Flu epidemics kill one tenth of one percent,
a number so small it barely ends a sentence.
Doc, a hairline fracture can’t begin to explain
why my knee hurts when the grandfather clock chimes ten.
By boosting the dosage of cure-all aspirin,
some patients experience the seedy side of heaven.
The Sheik of Araby is so rich that a special harem wraps
his paper cuts in silk gauze and long strands of their black hair.
Such safety in the way we number things. Two ingrown
toenails, a tonsillectomy, one true love in a lifetime maybe.
The pineal gland, once considered inactive, produces emotional longing,
changing the heart-shaped candies of Valentine’s to something lumpier.
Grandmother warns that when we sneeze, the heart hiccups
and refuses to beat until someone says “bless you.”
Distilled, the body’s metals are worth a hundred dollars,
while a good heart can get thousands in certain black markets.
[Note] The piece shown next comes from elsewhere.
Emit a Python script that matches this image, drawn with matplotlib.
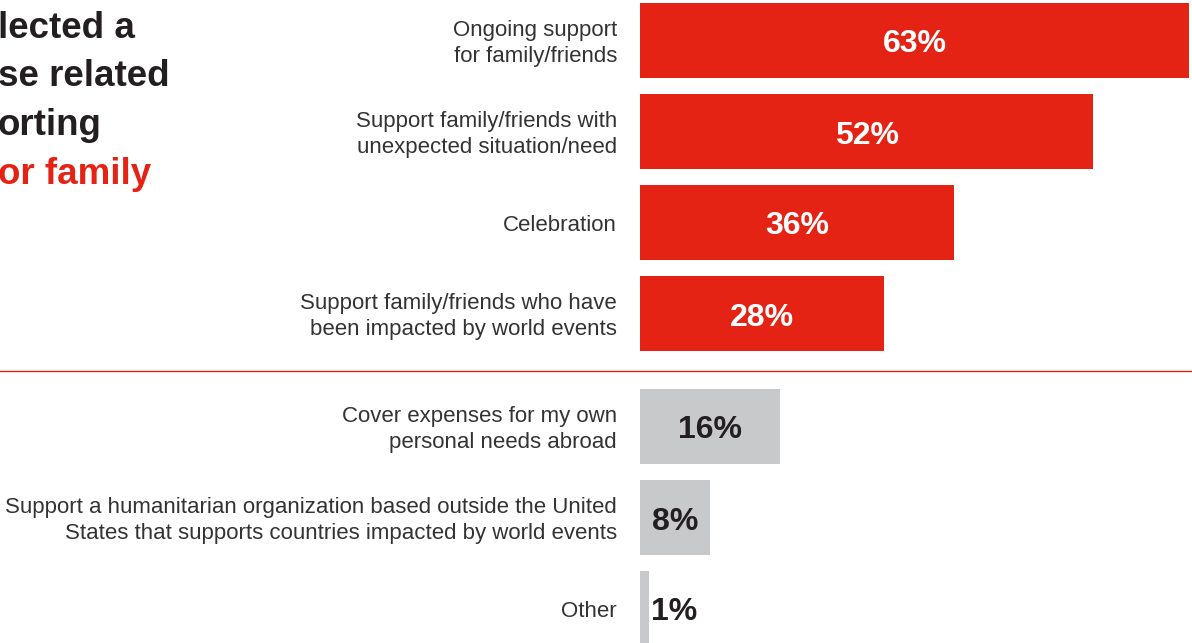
import matplotlib.pyplot as plt
from matplotlib.lines import Line2D

plt.rcParams['font.family'] = ['Liberation Sans', 'DejaVu Sans']

labels = [
    "Ongoing support\nfor family/friends",
    "Support family/friends with\nunexpected situation/need",
    "Celebration",
    "Support family/friends who have\nbeen impacted by world events",
    "Cover expenses for my own\npersonal needs abroad",
    "Support a humanitarian organization based outside the United\nStates that supports countries impacted by world events",
    "Other",
]
values = [63, 52, 36, 28, 16, 8, 1]
family_related = [True, True, True, True, False, False, False]

title_lines = ["lected a", "se related", "orting", "or family"]
title_colors = ["#231f20", "#231f20", "#231f20", "#e42315"]

RED = "#e42315"
GRAY = "#c8c9cb"
DARK = "#231f20"

W, H = 1192, 643
fig = plt.figure(figsize=(W / 100, H / 100), dpi=100)

# bar area: starts at x=640 px, ~8.72 px per percent
x0 = 640
ax = fig.add_axes([x0 / W, 0, 1 - x0 / W, 1])
ax.set_xlim(0, (W - x0) / 8.72)
ax.set_ylim(H, 0)
ax.axis("off")

pitch, gap, first = 91, 22, 40.5
ys = [first + i * pitch + (gap if not fam else 0) for i, fam in enumerate(family_related)]

for y, v, lab, fam in zip(ys, values, labels, family_related):
    color = RED if fam else GRAY
    ax.barh(y, v, height=75, color=color, edgecolor="none")
    txt_color = "white" if fam else DARK
    if v >= 5:
        ax.text(v / 2, y + 4, f"{v}%", ha="center", va="center",
                fontsize=23, fontweight="bold", color=txt_color)
    else:
        ax.text(v + 0.3, y + 4, f"{v}%", ha="left", va="center",
                fontsize=23, fontweight="bold", color=DARK)
    fig.text(617 / W, 1 - (y + 3) / H, lab, ha="right", va="center",
             fontsize=16, color="#333333", linespacing=1.28)

# divider between groups
fig.add_artist(Line2D([0, 1], [1 - 371 / H] * 2, color=RED, lw=1.0,
                      transform=fig.transFigure))

# title (cut off at the left edge)
for i, (t, c) in enumerate(zip(title_lines, title_colors)):
    fig.text(-2 / W, 1 - (38 + i * 48.5) / H, t, ha="left", va="baseline",
             fontsize=26.5, fontweight="bold", color=c)

fig.savefig("out.png", dpi=100)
The AMA considers “bacterium” their most successful myth.
Washing cuts doesn’t fight infection, but eases an inner body into the world.
Doctors call the collection of organs “harvesting”
because it’s the flower and fruit of their work.
Enough silver coats the aortic valves to plate the finest
candelabra, explaining the Quaker desire to find the inner light.
Yes, the inside of the body is known to be a gloomy place.
Surgeons rejoice when the first incision opens the stomach like a window.
The last time you were turned inside out, you were a tiny bud of foetus cells,
each cell deciding whether destiny was being a nose or a hair.
For each new disease, thousands of candidates line up like Olympic hopefuls.
Even the ghost symptoms haunt in believable ways.